Vantaggi
If you are a US citizen who knows how to work a camera professionally, they will almost certainly hire you. They need Americans to take gangway photos in Alaska. But more importantly, you will have a once-in-a-lifetime experience of traveling the world and getting paid to do it. The Videographer is extra lucky and gets to actually go on (and film) shore excursions. I got to go to Alaska, Polynesia, Australia, Singapore, Vietnam, Thailand, Hong Kong, and many other places. And I was one of the few crew members to actually go on the tours in the places themselves (to film them), as opposed to being restricted to the ship and only going on land occasionally. Plus ship life is pretty interesting.
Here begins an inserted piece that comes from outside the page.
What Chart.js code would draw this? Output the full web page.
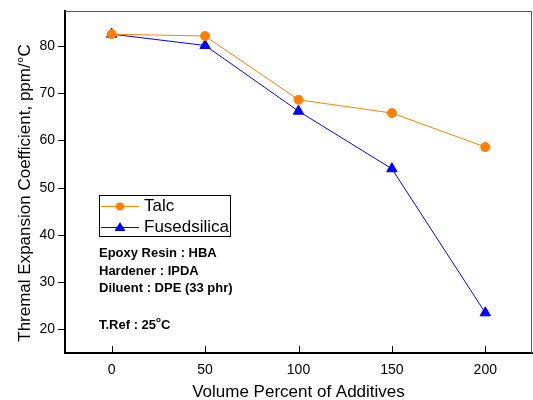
<!DOCTYPE html>
<html><head><meta charset="utf-8">
<script src="https://cdn.jsdelivr.net/npm/chart.js@4"></script>
<style>html,body{margin:0;padding:0;background:#fff}#c{display:block}</style>
</head><body>
<canvas id="c" width="533" height="400"></canvas>
<script>
const additives = [0, 50, 100, 150, 200];
const talc = [82.5, 82.1, 68.6, 65.8, 58.6];
const fusedsilica = [82.5, 80.1, 66.2, 54.0, 23.5];
const xTicks = [0, 50, 100, 150, 200];
const yTicks = [20, 30, 40, 50, 60, 70, 80];
const notes = ["Epoxy Resin : HBA", "Hardener : IPDA", "Diluent : DPE (33 phr)"];
const yTitle = "Thremal Expansion Coefficient, ppm/°C";
const xTitle = "Volume Percent of Additives";

const FONT = "'Liberation Sans', Arial, sans-serif";

const frame = {
  id: 'frame',
  afterDraw(chart) {
    const {ctx, chartArea: a, scales: {x, y}} = chart;
    ctx.save();
    ctx.strokeStyle = '#555';
    ctx.lineWidth = 1;
    ctx.beginPath();
    ctx.moveTo(a.left, a.top + 0.5); ctx.lineTo(a.right - 0.5, a.top + 0.5);
    ctx.lineTo(a.right - 0.5, a.bottom);
    ctx.stroke();
    ctx.strokeStyle = '#000';
    ctx.beginPath();
    xTicks.forEach(v => { const px = Math.round(x.getPixelForValue(v)) + 0.5; ctx.moveTo(px, a.bottom); ctx.lineTo(px, a.bottom - 7); });
    yTicks.forEach(v => { const py = Math.round(y.getPixelForValue(v)) + 0.5; ctx.moveTo(a.left, py); ctx.lineTo(a.left - 7, py); });
    ctx.stroke();
    // y title
    ctx.save();
    ctx.translate(25, 193);
    ctx.rotate(-Math.PI / 2);
    ctx.fillStyle = '#000';
    ctx.font = '17px ' + FONT;
    ctx.textAlign = 'center';
    ctx.textBaseline = 'middle';
    ctx.fillText(yTitle, 0, 0);
    ctx.restore();
    // legend
    ctx.strokeStyle = '#000';
    ctx.strokeRect(99.5, 195.5, 131, 41);
    ctx.strokeStyle = '#FF8000';
    ctx.beginPath(); ctx.moveTo(101, 206.5); ctx.lineTo(139, 206.5); ctx.stroke();
    ctx.fillStyle = '#FF8000';
    ctx.beginPath(); ctx.arc(120, 206.5, 4, 0, Math.PI * 2); ctx.fill();
    ctx.strokeStyle = '#0000FF';
    ctx.beginPath(); ctx.moveTo(101, 227.5); ctx.lineTo(139, 227.5); ctx.stroke();
    ctx.fillStyle = '#0000FF';
    ctx.beginPath(); ctx.moveTo(120, 222); ctx.lineTo(125.5, 231); ctx.lineTo(114.5, 231); ctx.closePath(); ctx.fill();
    ctx.fillStyle = '#000';
    ctx.font = '17px ' + FONT;
    ctx.textBaseline = 'middle';
    ctx.textAlign = 'left';
    ctx.fillText('Talc', 144, 206);
    ctx.fillText('Fusedsilica', 144, 227);
    // notes
    ctx.font = 'bold 13px ' + FONT;
    const ny = [253, 271, 288];
    notes.forEach((t, i) => ctx.fillText(t, 99, ny[i]));
    const base = 'T.Ref : 25';
    ctx.fillText(base, 99, 325);
    const w = ctx.measureText(base).width;
    ctx.font = 'bold 8px ' + FONT;
    ctx.fillText('o', 99 + w, 320);
    const w2 = ctx.measureText('o').width;
    ctx.font = 'bold 13px ' + FONT;
    ctx.fillText('C', 99 + w + w2, 325);
    ctx.restore();
  }
};

new Chart(document.getElementById('c'), {
  type: 'line',
  data: {
    datasets: [
      {
        label: 'Talc',
        data: additives.map((v, i) => ({x: v, y: talc[i]})),
        borderColor: '#FF8000', backgroundColor: '#FF8000',
        borderWidth: 1, pointStyle: 'circle', pointRadius: 4.5, pointHoverRadius: 4.5,
        tension: 0
      },
      {
        label: 'Fusedsilica',
        data: additives.map((v, i) => ({x: v, y: fusedsilica[i]})),
        borderColor: '#0000FF', backgroundColor: '#0000FF',
        borderWidth: 1, pointStyle: 'triangle', pointRadius: 6, pointHoverRadius: 6,
        tension: 0
      }
    ]
  },
  options: {
    responsive: false, animation: false,
    layout: {autoPadding: false, padding: {top: 11, right: 1, left: 0, bottom: 0}},
    plugins: {legend: {display: false}, tooltip: {enabled: false}},
    scales: {
      x: {
        type: 'linear', min: -25, max: 225,
        afterBuildTicks: s => { s.ticks = xTicks.map(v => ({value: v})); },
        afterFit: s => { s.height = 47; s.paddingLeft = 0; s.paddingRight = 0; },
        grid: {display: false},
        border: {display: true, color: '#000', width: 2},
        ticks: {color: '#000', font: {family: FONT, size: 14}, padding: 1, maxRotation: 0},
        title: {display: true, text: xTitle, color: '#000', font: {family: FONT, size: 17}, padding: {top: 2, bottom: -3}}
      },
      y: {
        min: 15, max: 87.4,
        afterBuildTicks: s => { s.ticks = yTicks.map(v => ({value: v})); },
        afterFit: s => { s.width = 65; s.paddingTop = 0; s.paddingBottom = 0; },
        grid: {display: false},
        border: {display: true, color: '#000', width: 2},
        ticks: {color: '#000', font: {family: FONT, size: 14}, padding: 2},
        title: {display: false}
      }
    }
  },
  plugins: [frame]
});
</script>
</body></html>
I'm counting "seeing the world" under part of the "Compensation and Benefits" score. The company was very good about compensating me for purchases that I made for them, such as tapes and camera batteries and we never ran out of the basics, like photo paper.
Svantaggi
I had to work crazy-hard. Often 75ish hours a week once I became Videographer. Between shooting, editing, selling photos in the gallery, and taking photos on formal nights, I was pretty worn out most of the time. I found out that my job used to be a two-person task (even on the smaller ships that I was working on), and I believe it. There are no days off for the Videographer or any other Photo/Video position. Oddly, you sort of get used to that. The fact that they were switching to HD video and that all the old SD video had to be replaced may have made my hours longer than normal, since normally there is archival footage that can be used in some cases. The Videographer has to do all of the things listed in the third sentence, at least on the smaller ships. I wouldn't know about the others. Your pay is commission-based, based on how many photos and videos are sold on your cruise. Sometimes the pay is good and sometimes it is not. The good news is that your room and board are all taken care of, so everything you do make is yours, base expenses aside. Your base expenses include an expensive DSLR camera (that you buy yourself and is yours to keep, but is around $1,500) and a tux/formal dress for Formal Night. You should recoup them fairly easily in a few weeks, however. If you already have both of those and your camera is on the approved list, then you're golden. I'm not really sure if videographers normally have to provide a DSLR, since I was kind of in an odd situation. The company isn't *quite* always on top of things. When I was there in 2012-2013, they were still using problematic chemical-based printers (although they were gradually switching) and printing and displaying every single photo taken instead of using digital gallery viewers. The value packs of photos that we sold were clearly made for the analogue age and awkwardly adapted to digital with fine print that screwed up quite a few sales. One time the managers sent an email that gave away that they clearly did not know what country we were in. The entire cruise line photo industry seems to be hurting in the era where everyone has their own digital camera in addition to the one on their smartphone or tablet, which is why I gave them a negative business outlook. Also, you will be away from home for the entire eight-month contract. This may include major holidays.